Leaving out the pictures, retype all the material exactly.

___ INFORMATION PROVIDED ___

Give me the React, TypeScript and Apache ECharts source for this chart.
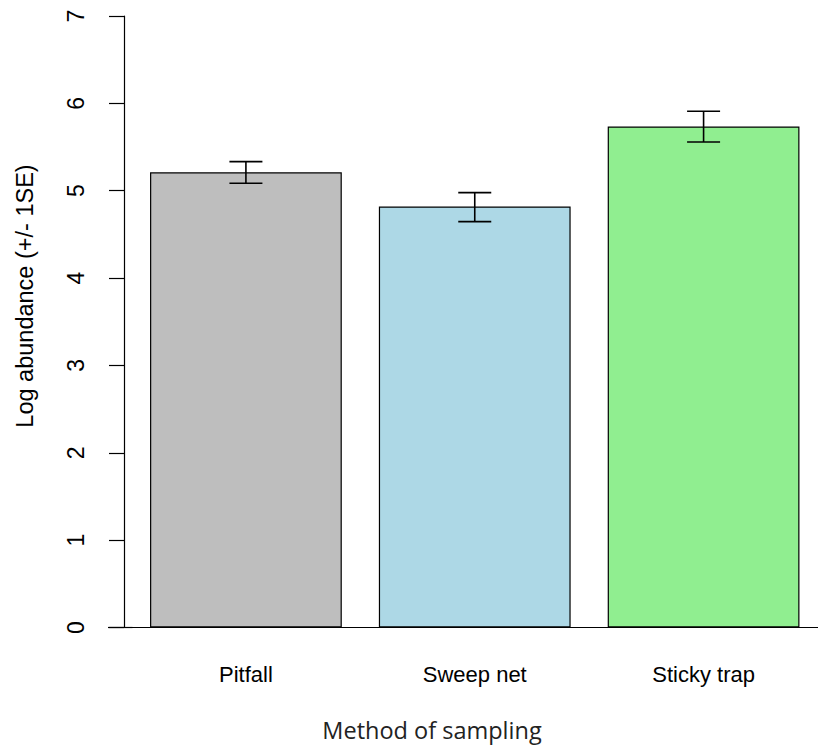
import React, { useEffect, useRef } from "react";
import * as echarts from "echarts";

const categories = ["Pitfall", "Sweep net", "Sticky trap"];
const means = [5.21, 4.82, 5.735];
const seLow = [5.085, 4.646, 5.558];
const seHigh = [5.333, 4.978, 5.909];
const barColors = ["#BEBEBE", "#ADD8E6", "#90EE90"];
const yTicks = [0, 1, 2, 3, 4, 5, 6, 7];

export default function App() {
  const ref = useRef<HTMLDivElement>(null);
  useEffect(() => {
    if (!ref.current) return;
    const chart = echarts.init(ref.current, null, { renderer: "svg" });
    const gridLeft = 131.5;
    const gridTop = 16;
    const gridBottom = 120.5;
    const option: any = {
      animation: false,
      backgroundColor: "#fff",
      grid: { left: gridLeft, right: -1, top: gridTop, bottom: gridBottom },
      xAxis: {
        type: "category",
        data: categories,
        axisLine: { show: true, lineStyle: { color: "#000", width: 1.2 } },
        axisTick: { show: false },
        axisLabel: {
          margin: 36,
          color: "#000",
          fontSize: 22,
          fontFamily: "Liberation Sans, Arial, sans-serif",
        },
      },
      yAxis: {
        type: "value",
        min: yTicks[0],
        max: yTicks[yTicks.length - 1],
        interval: 1,
        offset: 7.5,
        splitLine: { show: false },
        axisLine: { show: true, lineStyle: { color: "#000", width: 1.2 } },
        axisTick: { show: true, length: 15, lineStyle: { color: "#000", width: 1.2 } },
        axisLabel: {
          rotate: 90,
          margin: 37,
          color: "#000",
          fontSize: 23,
          fontFamily: "Liberation Sans, Arial, sans-serif",
        },
      },
      graphic: [
        {
          type: "line",
          shape: { x1: 108, y1: 748 - gridBottom, x2: gridLeft + 1, y2: 748 - gridBottom },
          style: { stroke: "#000", lineWidth: 1.2 },
          z: 10,
        },
        {
          type: "text",
          x: 25,
          y: 296,
          rotation: Math.PI / 2,
          style: {
            text: "Log abundance (+/- 1SE)",
            fontSize: 23.5,
            fontFamily: "Liberation Sans, Arial, sans-serif",
            fill: "#000",
            align: "center",
            verticalAlign: "middle",
          },
        },
        {
          type: "text",
          x: 432,
          y: 730,
          style: {
            text: "Method of sampling",
            fontSize: 23.5,
            fontFamily: "Open Sans, sans-serif",
            fill: "#222",
            align: "center",
            verticalAlign: "middle",
          },
        },
      ],
      series: [
        {
          type: "bar",
          barWidth: "83.8%",
          data: means.map((v, i) => ({
            value: v,
            itemStyle: { color: barColors[i], borderColor: "#000", borderWidth: 1.2 },
          })),
        },
        {
          type: "custom",
          data: categories.map((_, i) => [i, seLow[i], seHigh[i]]),
          z: 5,
          renderItem: (params: any, api: any) => {
            const x = api.value(0);
            const lo = api.coord([x, api.value(1)]);
            const hi = api.coord([x, api.value(2)]);
            const hw = 16.5;
            const style = { stroke: "#000", lineWidth: 1.6 };
            return {
              type: "group",
              children: [
                { type: "line", shape: { x1: lo[0], y1: lo[1], x2: hi[0], y2: hi[1] }, style },
                { type: "line", shape: { x1: lo[0] - hw, y1: lo[1], x2: lo[0] + hw, y2: lo[1] }, style },
                { type: "line", shape: { x1: hi[0] - hw, y1: hi[1], x2: hi[0] + hw, y2: hi[1] }, style },
              ],
            };
          },
        },
      ],
    };
    chart.setOption(option);
    return () => chart.dispose();
  }, []);
  return (
    <div
      ref={ref}
      style={{ position: "fixed", left: 0, top: 0, width: 818, height: 748, background: "#fff" }}
    />
  );
}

___

> ANSWER TO THE TASK:
Give me the React, TypeScript and Apache ECharts source for this chart.
import React, { useEffect, useRef } from "react";
import * as echarts from "echarts";

const categories = ["Pitfall", "Sweep net", "Sticky trap"];
const means = [5.21, 4.82, 5.735];
const seLow = [5.085, 4.646, 5.558];
const seHigh = [5.333, 4.978, 5.909];
const barColors = ["#BEBEBE", "#ADD8E6", "#90EE90"];
const yTicks = [0, 1, 2, 3, 4, 5, 6, 7];

export default function App() {
  const ref = useRef<HTMLDivElement>(null);
  useEffect(() => {
    if (!ref.current) return;
    const chart = echarts.init(ref.current, null, { renderer: "svg" });
    const gridLeft = 131.5;
    const gridTop = 16;
    const gridBottom = 120.5;
    const option: any = {
      animation: false,
      backgroundColor: "#fff",
      grid: { left: gridLeft, right: -1, top: gridTop, bottom: gridBottom },
      xAxis: {
        type: "category",
        data: categories,
        axisLine: { show: true, lineStyle: { color: "#000", width: 1.2 } },
        axisTick: { show: false },
        axisLabel: {
          margin: 36,
          color: "#000",
          fontSize: 22,
          fontFamily: "Liberation Sans, Arial, sans-serif",
        },
      },
      yAxis: {
        type: "value",
        min: yTicks[0],
        max: yTicks[yTicks.length - 1],
        interval: 1,
        offset: 7.5,
        splitLine: { show: false },
        axisLine: { show: true, lineStyle: { color: "#000", width: 1.2 } },
        axisTick: { show: true, length: 15, lineStyle: { color: "#000", width: 1.2 } },
        axisLabel: {
          rotate: 90,
          margin: 37,
          color: "#000",
          fontSize: 23,
          fontFamily: "Liberation Sans, Arial, sans-serif",
        },
      },
      graphic: [
        {
          type: "line",
          shape: { x1: 108, y1: 748 - gridBottom, x2: gridLeft + 1, y2: 748 - gridBottom },
          style: { stroke: "#000", lineWidth: 1.2 },
          z: 10,
        },
        {
          type: "text",
          x: 25,
          y: 296,
          rotation: Math.PI / 2,
          style: {
            text: "Log abundance (+/- 1SE)",
            fontSize: 23.5,
            fontFamily: "Liberation Sans, Arial, sans-serif",
            fill: "#000",
            align: "center",
            verticalAlign: "middle",
          },
        },
        {
          type: "text",
          x: 432,
          y: 730,
          style: {
            text: "Method of sampling",
            fontSize: 23.5,
            fontFamily: "Open Sans, sans-serif",
            fill: "#222",
            align: "center",
            verticalAlign: "middle",
          },
        },
      ],
      series: [
        {
          type: "bar",
          barWidth: "83.8%",
          data: means.map((v, i) => ({
            value: v,
            itemStyle: { color: barColors[i], borderColor: "#000", borderWidth: 1.2 },
          })),
        },
        {
          type: "custom",
          data: categories.map((_, i) => [i, seLow[i], seHigh[i]]),
          z: 5,
          renderItem: (params: any, api: any) => {
            const x = api.value(0);
            const lo = api.coord([x, api.value(1)]);
            const hi = api.coord([x, api.value(2)]);
            const hw = 16.5;
            const style = { stroke: "#000", lineWidth: 1.6 };
            return {
              type: "group",
              children: [
                { type: "line", shape: { x1: lo[0], y1: lo[1], x2: hi[0], y2: hi[1] }, style },
                { type: "line", shape: { x1: lo[0] - hw, y1: lo[1], x2: lo[0] + hw, y2: lo[1] }, style },
                { type: "line", shape: { x1: hi[0] - hw, y1: hi[1], x2: hi[0] + hw, y2: hi[1] }, style },
              ],
            };
          },
        },
      ],
    };
    chart.setOption(option);
    return () => chart.dispose();
  }, []);
  return (
    <div
      ref={ref}
      style={{ position: "fixed", left: 0, top: 0, width: 818, height: 748, background: "#fff" }}
    />
  );
}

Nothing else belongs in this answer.